→ Task brief:
State only how many lines contain the string "this".

→ Records with drawing code:

....................

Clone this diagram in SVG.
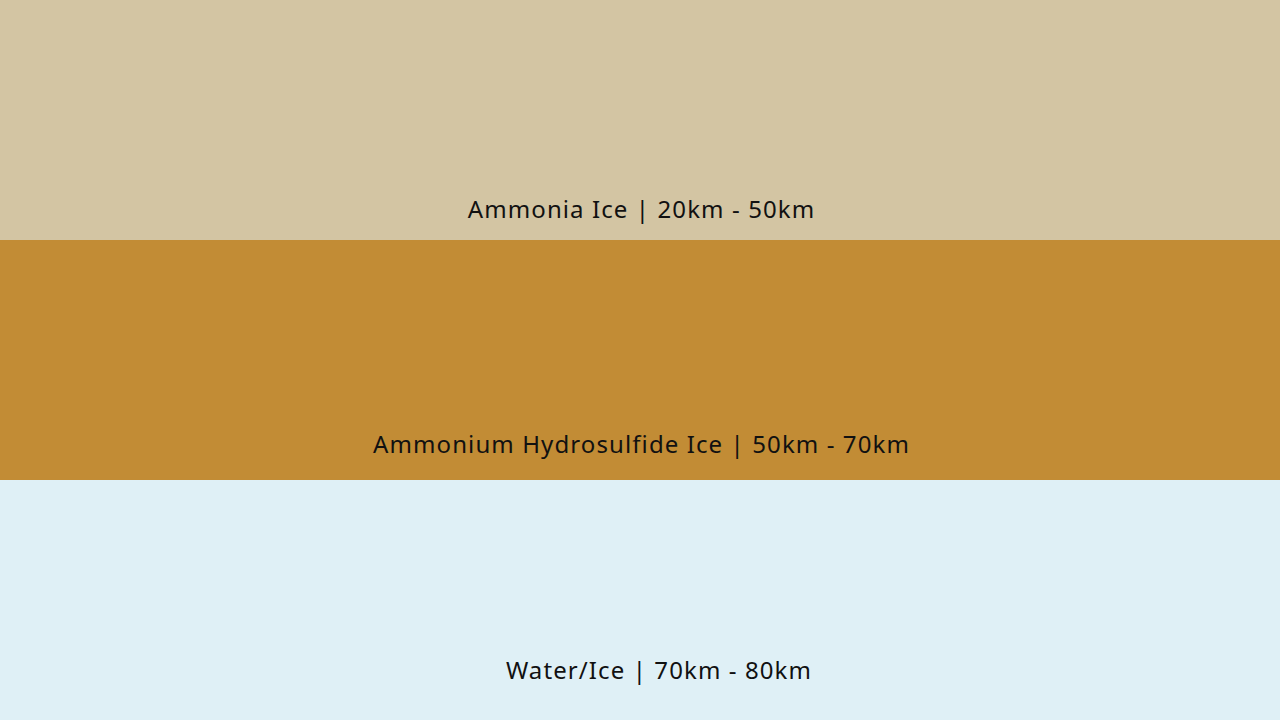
<svg xmlns="http://www.w3.org/2000/svg" width="1280" height="720" viewBox="0 0 1280 720">
<style>
.lbl{font-family:"Noto Sans",Lato,sans-serif;font-size:24px;fill:#111;text-anchor:middle;letter-spacing:1.1px}
</style>
<g id="ammonia-ice">
<rect x="0" y="0" width="1280" height="240" fill="#D3C5A3"/>
<text class="lbl" x="641.5" y="218">Ammonia Ice | 20km - 50km</text>
</g>
<g id="ammonium-hydrosulfide-ice">
<rect x="0" y="240" width="1280" height="240" fill="#C28C35"/>
<text class="lbl" x="641.5" y="453">Ammonium Hydrosulfide Ice | 50km - 70km</text>
</g>
<g id="water-ice">
<rect x="0" y="480" width="1280" height="240" fill="#DFF0F6"/>
<text class="lbl" x="659" y="679">Water/Ice | 70km - 80km</text>
</g>
<g id="connectors"/>
</svg>
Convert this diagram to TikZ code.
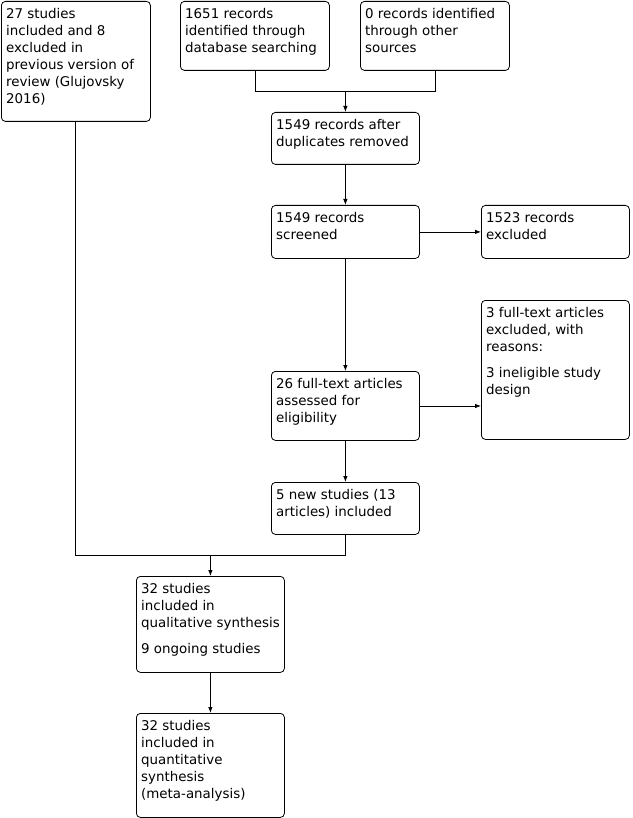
\documentclass[tikz,border=0pt]{standalone}
\usepackage{fontspec}
\setmainfont{DejaVu Sans}
\usetikzlibrary{arrows.meta,calc}
\tikzset{
  flow/.style={draw, line width=0.8pt, rounded corners=4pt, anchor=north west, inner sep=0pt},
  txt/.style={anchor=north west, inner sep=0pt, align=left, font=\fontsize{13.4}{17}\selectfont},
  conn/.style={line width=0.8pt},
  arr/.style={line width=0.8pt, -{Latex[length=6pt,width=4.5pt]}},
}
\newcommand\flowbox[6]{%
  \node[flow, minimum width=#4pt-#2pt, minimum height=#5pt-#3pt] (#1) at (#2,#3) {};
  \node[txt] (#1t) at ($(#1.north west)+(5,7)$) {#6};
}
\begin{document}
\begin{tikzpicture}[x=1pt,y=-1pt]
\useasboundingbox (0,0) rectangle (632,818);
\flowbox{prev}{1}{1}{150}{121}{27 studies\\included and 8\\excluded in\\previous version of\\review (Glujovsky\\2016)}
\flowbox{db}{180}{1}{329}{70}{1651 records\\identified through\\database searching}
\flowbox{other}{360}{1}{509}{70}{0 records identified\\through other\\sources}
\flowbox{dup}{271}{112}{419}{164}{1549 records after\\duplicates removed}
\flowbox{scr}{271}{205}{419}{258}{1549 records\\screened}
\flowbox{exc}{481}{205}{629}{258}{1523 records\\excluded}
\flowbox{ftexc}{481}{300}{629}{439}{3 full-text articles\\excluded, with\\reasons:\\[9pt]3 ineligible study\\design}
\flowbox{ft}{271}{371}{419}{440}{26 full-text articles\\assessed for\\eligibility}
\flowbox{new}{271}{482}{419}{534}{5 new studies (13\\articles) included}
\flowbox{qual}{136}{576}{284}{672}{32 studies\\included in\\qualitative synthesis\\[9pt]9 ongoing studies}
\flowbox{quant}{136}{713}{284}{817}{32 studies\\included in\\quantitative\\synthesis\\(meta-analysis)}
% merge of sources
\coordinate (m1) at (db.south |- 0,91);
\coordinate (m2) at (other.south |- 0,91);
\coordinate (m3) at (dup.north |- 0,91);
\draw[conn] (db.south) -- (m1) -- (m2) -- (other.south);
\draw[arr] (m3) -- (dup.north);
\draw[arr] (dup.south) -- (scr.north);
\draw[arr] (scr.east) -- (exc.west);
\draw[arr] (scr.south) -- (ft.north);
\draw[arr] (ft.east |- 0,406) -- (ftexc.west |- 0,406);
\draw[arr] (ft.south) -- (new.north);
% merge to qualitative
\coordinate (n1) at (75,555);
\coordinate (n2) at (new.south |- 0,555);
\coordinate (n3) at (qual.north |- 0,555);
\draw[conn] (75,121) -- (n1) -- (n2) -- (new.south);
\draw[arr] (n3) -- (qual.north);
\draw[arr] (qual.south) -- (quant.north);
\end{tikzpicture}
\end{document}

....................

→ Solution below:
2